Why should I? Why should I be looking for any sign of disapproval, or watching for that quick eye widening indicating surprise? First of all, it shouldn't matter. I'm not ashamed of who I am and I'm certainly not ashamed of my wonderful, beautiful, brilliant wife. Second of all, the judgmental disapproval has never (as far as I can remember) been there. I've never said, "my wife and I," and had someone turn away in disgust. It has just never happened to me. Even people who've admitted to me to being homophobic have never behaved as though they were anything more than curious. I do occasionally hear, "you two are married? Good for you!" which I think is an odd reaction. I don't think it's something that would occur to anyone to say to a straight couple. (Note to everyone: we didn't get married to "stick it to the man." We got married because we were in love and wanted to spend the rest of our lives together. Just saying.)

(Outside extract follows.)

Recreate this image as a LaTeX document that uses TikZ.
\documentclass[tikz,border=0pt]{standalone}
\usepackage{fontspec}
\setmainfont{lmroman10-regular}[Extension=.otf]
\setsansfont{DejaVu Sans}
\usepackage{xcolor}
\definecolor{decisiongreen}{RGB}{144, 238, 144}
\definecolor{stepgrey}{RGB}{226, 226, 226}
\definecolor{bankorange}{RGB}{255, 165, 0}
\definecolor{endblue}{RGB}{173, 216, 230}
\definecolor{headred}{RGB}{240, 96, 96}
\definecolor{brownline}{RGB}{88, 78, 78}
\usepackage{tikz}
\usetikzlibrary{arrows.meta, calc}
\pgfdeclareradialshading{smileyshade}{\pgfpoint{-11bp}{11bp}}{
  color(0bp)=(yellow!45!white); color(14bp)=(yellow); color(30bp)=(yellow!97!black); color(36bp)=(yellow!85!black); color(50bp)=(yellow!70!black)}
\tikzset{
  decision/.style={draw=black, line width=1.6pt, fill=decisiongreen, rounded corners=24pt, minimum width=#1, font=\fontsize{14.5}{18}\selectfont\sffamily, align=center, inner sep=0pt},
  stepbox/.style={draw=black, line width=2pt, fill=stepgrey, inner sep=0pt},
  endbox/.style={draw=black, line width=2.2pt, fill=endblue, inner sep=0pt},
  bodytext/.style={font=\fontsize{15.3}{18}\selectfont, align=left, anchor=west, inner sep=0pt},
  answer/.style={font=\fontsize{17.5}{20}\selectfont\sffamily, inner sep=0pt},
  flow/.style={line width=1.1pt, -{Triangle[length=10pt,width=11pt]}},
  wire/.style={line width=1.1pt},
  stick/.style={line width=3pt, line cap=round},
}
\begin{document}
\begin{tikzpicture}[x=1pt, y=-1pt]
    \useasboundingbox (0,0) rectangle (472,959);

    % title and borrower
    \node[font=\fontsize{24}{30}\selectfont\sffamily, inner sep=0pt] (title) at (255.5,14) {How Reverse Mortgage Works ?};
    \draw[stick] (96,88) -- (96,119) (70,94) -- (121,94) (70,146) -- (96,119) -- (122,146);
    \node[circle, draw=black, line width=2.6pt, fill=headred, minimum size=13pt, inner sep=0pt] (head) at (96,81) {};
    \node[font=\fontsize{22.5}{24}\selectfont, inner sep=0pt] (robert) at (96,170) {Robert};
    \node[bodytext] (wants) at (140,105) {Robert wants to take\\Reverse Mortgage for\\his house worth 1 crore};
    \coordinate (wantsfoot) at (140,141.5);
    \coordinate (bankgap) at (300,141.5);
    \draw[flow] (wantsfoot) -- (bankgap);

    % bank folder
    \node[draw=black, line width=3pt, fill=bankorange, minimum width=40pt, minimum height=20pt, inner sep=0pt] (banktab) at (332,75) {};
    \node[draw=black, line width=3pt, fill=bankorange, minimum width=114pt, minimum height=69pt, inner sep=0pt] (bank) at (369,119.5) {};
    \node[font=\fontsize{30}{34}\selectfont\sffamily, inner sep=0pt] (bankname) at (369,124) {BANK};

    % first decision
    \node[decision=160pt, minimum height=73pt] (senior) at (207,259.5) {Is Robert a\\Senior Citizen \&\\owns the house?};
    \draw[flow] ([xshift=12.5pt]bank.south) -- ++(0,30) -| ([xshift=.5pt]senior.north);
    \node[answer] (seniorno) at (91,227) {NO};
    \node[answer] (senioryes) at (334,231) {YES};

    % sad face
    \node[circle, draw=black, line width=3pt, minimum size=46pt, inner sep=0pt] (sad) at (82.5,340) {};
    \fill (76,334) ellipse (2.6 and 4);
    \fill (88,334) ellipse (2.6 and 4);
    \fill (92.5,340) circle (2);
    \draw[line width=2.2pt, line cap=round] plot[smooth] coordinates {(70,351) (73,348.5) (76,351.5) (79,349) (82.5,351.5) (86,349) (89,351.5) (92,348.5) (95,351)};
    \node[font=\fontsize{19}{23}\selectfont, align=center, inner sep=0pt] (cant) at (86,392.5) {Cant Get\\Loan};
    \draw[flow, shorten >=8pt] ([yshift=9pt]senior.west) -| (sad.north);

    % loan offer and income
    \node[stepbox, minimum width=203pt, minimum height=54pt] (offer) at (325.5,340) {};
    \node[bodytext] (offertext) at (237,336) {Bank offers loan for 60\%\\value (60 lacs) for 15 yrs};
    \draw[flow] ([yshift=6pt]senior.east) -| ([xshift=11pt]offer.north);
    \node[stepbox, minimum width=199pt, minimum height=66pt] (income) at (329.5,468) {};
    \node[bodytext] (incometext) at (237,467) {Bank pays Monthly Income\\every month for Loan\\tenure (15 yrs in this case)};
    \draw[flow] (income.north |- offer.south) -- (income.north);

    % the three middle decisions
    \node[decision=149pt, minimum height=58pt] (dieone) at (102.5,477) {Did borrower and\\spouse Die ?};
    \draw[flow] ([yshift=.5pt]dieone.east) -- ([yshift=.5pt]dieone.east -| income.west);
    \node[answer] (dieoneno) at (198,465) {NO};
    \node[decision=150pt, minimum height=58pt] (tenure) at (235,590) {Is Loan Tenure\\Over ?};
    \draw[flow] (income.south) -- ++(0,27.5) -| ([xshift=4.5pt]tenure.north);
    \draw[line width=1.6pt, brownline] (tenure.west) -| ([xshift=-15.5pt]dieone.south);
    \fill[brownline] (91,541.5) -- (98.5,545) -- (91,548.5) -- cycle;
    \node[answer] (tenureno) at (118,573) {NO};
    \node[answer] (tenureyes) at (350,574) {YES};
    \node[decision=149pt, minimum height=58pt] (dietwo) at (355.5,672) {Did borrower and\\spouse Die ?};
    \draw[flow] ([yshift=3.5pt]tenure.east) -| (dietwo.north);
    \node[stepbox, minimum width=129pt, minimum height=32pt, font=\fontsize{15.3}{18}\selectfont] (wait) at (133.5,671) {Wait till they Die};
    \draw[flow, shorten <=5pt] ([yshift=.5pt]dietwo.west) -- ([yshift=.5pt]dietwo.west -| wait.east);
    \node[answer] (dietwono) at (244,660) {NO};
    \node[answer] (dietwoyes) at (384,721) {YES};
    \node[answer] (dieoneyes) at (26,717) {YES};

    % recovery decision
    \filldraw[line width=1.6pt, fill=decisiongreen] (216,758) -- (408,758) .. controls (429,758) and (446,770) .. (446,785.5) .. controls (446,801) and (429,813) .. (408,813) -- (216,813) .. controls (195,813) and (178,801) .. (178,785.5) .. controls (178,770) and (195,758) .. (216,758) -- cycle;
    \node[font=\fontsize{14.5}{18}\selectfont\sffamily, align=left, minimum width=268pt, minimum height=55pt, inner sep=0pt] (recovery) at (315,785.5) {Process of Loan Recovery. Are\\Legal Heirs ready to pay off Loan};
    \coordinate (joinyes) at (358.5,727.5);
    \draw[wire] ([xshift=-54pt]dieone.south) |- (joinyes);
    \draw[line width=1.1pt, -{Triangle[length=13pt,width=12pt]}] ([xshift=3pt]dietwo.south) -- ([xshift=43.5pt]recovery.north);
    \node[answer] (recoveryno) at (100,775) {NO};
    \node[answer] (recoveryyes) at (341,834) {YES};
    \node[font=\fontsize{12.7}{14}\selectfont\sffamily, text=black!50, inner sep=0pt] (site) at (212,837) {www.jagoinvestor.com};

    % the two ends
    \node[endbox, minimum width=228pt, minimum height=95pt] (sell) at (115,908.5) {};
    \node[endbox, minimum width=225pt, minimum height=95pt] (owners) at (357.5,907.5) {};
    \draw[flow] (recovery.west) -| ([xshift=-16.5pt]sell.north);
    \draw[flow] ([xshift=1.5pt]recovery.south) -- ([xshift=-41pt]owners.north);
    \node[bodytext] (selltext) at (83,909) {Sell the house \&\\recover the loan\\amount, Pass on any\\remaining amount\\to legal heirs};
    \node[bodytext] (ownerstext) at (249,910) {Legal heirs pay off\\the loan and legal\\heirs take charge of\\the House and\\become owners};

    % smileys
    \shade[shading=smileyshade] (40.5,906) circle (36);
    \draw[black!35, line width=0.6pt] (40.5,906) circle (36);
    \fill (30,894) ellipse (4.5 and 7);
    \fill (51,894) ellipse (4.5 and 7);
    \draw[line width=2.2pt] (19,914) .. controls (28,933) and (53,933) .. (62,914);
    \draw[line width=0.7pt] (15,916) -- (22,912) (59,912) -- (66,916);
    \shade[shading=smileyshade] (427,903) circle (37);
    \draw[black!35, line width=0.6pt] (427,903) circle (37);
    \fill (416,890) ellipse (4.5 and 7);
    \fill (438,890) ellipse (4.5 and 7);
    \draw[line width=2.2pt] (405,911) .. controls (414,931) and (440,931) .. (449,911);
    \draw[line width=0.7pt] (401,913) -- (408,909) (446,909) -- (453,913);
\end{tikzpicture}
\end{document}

So, I'd like to formally apologize to everyone I've ever met. I don't actually believe you're all homophobic bigots, it's just that my own insecurity gets the better of me. I truly do appreciate your friendships. Thank you, all of you, for continually proving to me that my cynicism is unfounded and misplaced. Thank you for judging me less harshly than I may have judged you in that fraction of a second. I'm sorry if I made you feel uncomfortable with the way I threw the words "my wife" at you when my delivery could have been more casual and less accusatory. I will try to be better. I will try not to assume. I will try not to put words, or even just thoughts or ideas, into your mouths before you've had a chance to prove what a loving, accepting, benevolent person you are.
I guess, all along, it's been me who's been judgmental.